On the design side, the importance of depth to intricate games like Wargames is something that will need to be addressed as we move into the future with the design of tomorrow’s Wargames. Many Wargames are disconnected from any deeper purpose, and treating even these as educational tools or life-practice or experience can go a long way toward adding depth. How many Wargames are built around the concept of number-crunching instead of puzzle-solving? How many lean on RNG instead of damage-modeling or giving the opposing sides blanket resources like some of the magical items in Warhammer Fantasy? There are a great many angles that game design could be approached from, but there’s a designer’s fear of spending a lot of time and energy developing a game and being dismissed out of hand for being too different; puzzle-style and rules learned from tabletop games and board games can enrich Wargaming just as well as they might detract from it.

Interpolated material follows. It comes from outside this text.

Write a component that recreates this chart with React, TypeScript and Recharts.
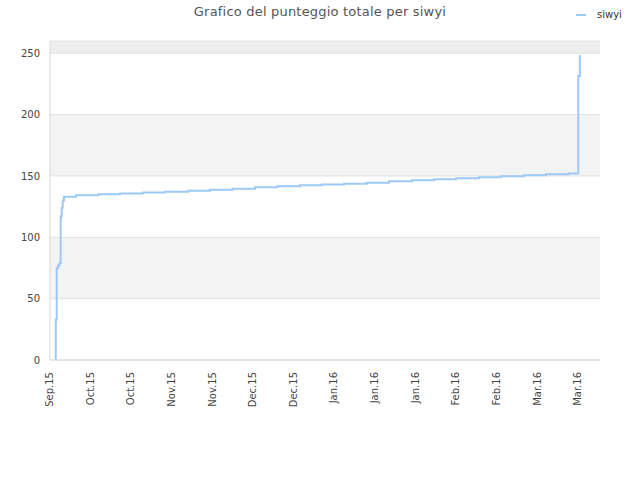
import React from 'react';
import { LineChart, Line, XAxis, YAxis, CartesianGrid, Legend } from 'recharts';

// day index since start of the period
const days: number[] = [
  1.8, 1.8, 1.8, 1.8, 1.8, 2.1, 2.1, 2.1, 2.5, 3.0, 3.35, 3.35, 3.35, 3.66, 3.97,
  4.38, 8.1, 15.1, 21.9, 29.0, 36.0, 43.2, 50.0, 57.1, 64.1, 71.1, 78.2, 85.0,
  91.9, 99.0, 106.0, 113.2, 120.1, 127.0, 134.2, 141.0, 148.2, 155.1, 162.1,
  165.2, 165.2, 165.2, 165.2, 165.7,
];
const scores: number[] = [
  0, 7, 19, 27, 33, 38, 62, 75, 77, 79, 82, 98, 117, 124, 130,
  133.1, 134.2, 135.0, 135.8, 136.6, 137.2, 138.0, 138.8, 139.6, 140.8, 141.6, 142.4, 143.1,
  143.7, 144.5, 145.7, 146.5, 147.3, 148.1, 148.9, 149.7, 150.5, 151.3, 152.1,
  170.6, 192, 214, 231.5, 248.6,
];
const tickDays: number[] = [1, 13.7, 26.4, 39.1, 51.8, 64.5, 77.2, 89.9, 102.6, 115.3, 128, 140.7, 153.4, 166.1];
const tickLabels: string[] = [
  'Sep.15', 'Oct.15', 'Oct.15', 'Nov.15', 'Nov.15', 'Dec.15', 'Dec.15',
  'Jan.16', 'Jan.16', 'Jan.16', 'Feb.16', 'Feb.16', 'Mar.16', 'Mar.16',
];
const yTicks: number[] = [0, 50, 100, 150, 200, 250];
const seriesName = 'siwyi';
const title = 'Grafico del punteggio totale per siwyi';

const data = days.map((d, i) => ({ day: d, score: scores[i] }));

const FONT = '"DejaVu Sans", sans-serif';
const LINE_COLOR = '#9ccaf5';
const BORDER = '#d9d9d9';

const XTick = (props: any) => {
  const { x, y, payload } = props;
  const idx = tickDays.indexOf(payload.value);
  const label = idx >= 0 ? tickLabels[idx] : '';
  return (
    <g transform={`translate(${x},${y})`}>
      <text transform="rotate(-90)" x={-4} y={0} textAnchor="end" fontSize={10} fill="#444" fontFamily={FONT}>
        {label}
      </text>
    </g>
  );
};

const LegendContent = () => (
  <div style={{ display: 'flex', alignItems: 'center', fontFamily: FONT, fontSize: 10, color: '#333' }}>
    <svg width={12} height={10} style={{ marginRight: 9 }}>
      <line x1={0} y1={5} x2={10} y2={5} stroke={LINE_COLOR} strokeWidth={2} />
    </svg>
    <span>{seriesName}</span>
  </div>
);

export default function App() {
  return (
    <div style={{ position: 'absolute', left: 0, top: 0, width: 640, height: 480, background: '#fff' }}>
      <div
        style={{
          position: 'absolute', left: 0, top: 4, width: 640, textAlign: 'center',
          fontFamily: FONT, fontSize: 13, color: '#555', lineHeight: '16px', letterSpacing: 0.2,
        }}
      >
        {title}
      </div>
      <LineChart width={640} height={480} data={data} margin={{ top: 41, right: 40, bottom: 60, left: 0 }}>
        <CartesianGrid
          vertical={false}
          stroke="#e2e2e2"
          horizontalFill={['#eeeeee', '#ffffff', '#f3f3f3', '#ffffff', '#f3f3f3', '#ffffff']}
          fillOpacity={1}
        />
        <XAxis
          dataKey="day"
          type="number"
          domain={[0, 172]}
          ticks={tickDays}
          interval={0}
          tickLine={false}
          axisLine={{ stroke: BORDER }}
          height={60}
          tick={<XTick />}
        />
        <XAxis xAxisId="top" orientation="top" type="number" domain={[0, 172]} height={0} tick={false} tickLine={false} axisLine={{ stroke: BORDER }} />
        <YAxis
          type="number"
          domain={[0, 260]}
          ticks={yTicks}
          interval={0}
          width={50}
          tickLine={false}
          axisLine={{ stroke: BORDER }}
          tick={{ fontSize: 10, fill: '#444', fontFamily: FONT }}
          tickMargin={4}
        />
        <YAxis yAxisId="right" orientation="right" domain={[0, 260]} width={0} tick={false} tickLine={false} axisLine={{ stroke: BORDER }} />
        <Legend
          layout="horizontal"
          verticalAlign="middle"
          align="center"
          content={<LegendContent />}
          wrapperStyle={{ top: 9, left: 576, width: 64, height: 14 }}
        />
        <Line
          type="stepAfter"
          dataKey="score"
          name={seriesName}
          stroke={LINE_COLOR}
          strokeWidth={2}
          dot={false}
          isAnimationActive={false}
        />
      </LineChart>
    </div>
  );
}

One of the greatest things I love about a good game of any kind is ambiguity of optimum play, a term I must credit to a kindred spirit who I have never met but learned a great deal from. This same sense that there are not so much paths but rather a wide open field to explore and develop a style and find your niche or preference in a game can be applied more broadly to the concept of education and Wargaming. Maybe the right way is not to take your kids and get them to play a complex Wargame insisting that it is fun. Maybe you can find a different and more effective approach. Maybe instead of handing someone a spare rulebook and playing the game like you might usually, you can set up an engaging historical scenario or draw an analogy that might be more engaging. Education is vital to raising the next generation and expanding the hobby we all love, and every veteran Wargamer needs to capitalize on the fact that they have likely taught a variety of friends tips and tricks, or maybe even whole systems already–why not do it more deliberately and purposefully spread the joy?
It all boils down to how you approach education, and the Wargames we love. My favorite games are the ones I can share easily with a new friend, and learning to educate is a useful skill. Ultimately, to become a teacher and expand our hobby, you’ll have to hit your own stride and find your own approach. Is it a part of Wargaming at all though?
Guess that’s for you to decide…
– Paul A.
As you may imagine, games are used a lot in business education (though not as much as they would be if Harvard were good at designing games rather than writing cases).
There’s a bit of literature and a lot of lore about how to design these games, some from people who have a wargaming background, some from a more formal game theory background (that’s math, not negs & closes).
There’s a bit of this too in actual strategic thinking (a/k/a “gaming the scenario”), but that’s a whole different field, those are ecological games, not ludic games (games where players, rules, actions, payoffs are known or determinable by rules).